“1.5 people around the world know about Hussain. Do you?” This is the question asked by the organisers of the Who is Hussain campaign, which first began it’s awareness campaign late last year.
The campaign started last year as an initiative that aimed to shed light on the life of Hussain ibn Ali, grandson of the Prophet Muhammad. It had no religious, political, or monetary leanings; the sole aim was to promote the message of Hussain and the principles for which he gave his life. November 2012 saw Who is Hussain campaign posters at 25 different London Underground Stations, as well as 60 London Buses in Westminster. The campaign received much attention – most notably from the BBC – for it’s charitable efforts and virality.
The Who is Hussain campaign is back this year and this time the original organizers, a London-based group that wishes to remain anonymous, are joined by over 40 representatives from 13 cities, covering all corners of the globe. The group’s efforts are funded entirely by donations.

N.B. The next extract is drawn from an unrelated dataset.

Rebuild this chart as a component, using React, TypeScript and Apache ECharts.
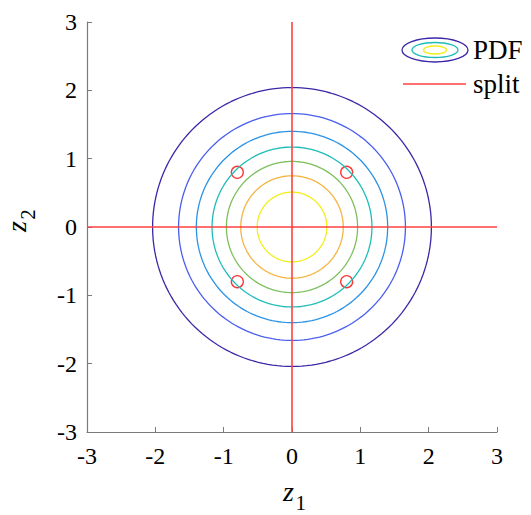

The organizers state that their vision is to see a world inspired by the personality of Hussain: his morals, his actions and moreover his compassion for those around him. ’ Hussain was a political and spiritual leader who stood against the oppression of 7th Century rulers during a bloodthirsty scramble for power following Muhammad’s death. He was killed fighting for his beliefs.
Central to the campaign is the idea that the life of Hussain has contemporary relevance to modern society, posters on the London Underground as well as around the world will show the name of Hussain highlighted next to names of other monumental historical figures, including Marting Luther King, Isaac Newton, Mahatma Gandhi and also names like Oskar Schindler.
This year’s campaign features a brand new website with a new campaign design. To raise awareness the organizers plan to distribute over 15,000 bottles of water each carrying a message, more than 50,000 information-packed greeting cards, about 250 billboards and posters in key cities across the world, 17 blood donation drives in various cities, and 3 charity events where over 1,000 homeless people will be fed and provided with clothing and blankets.
The campaign has gone viral within hours of launching and has since gained a large presence on social media.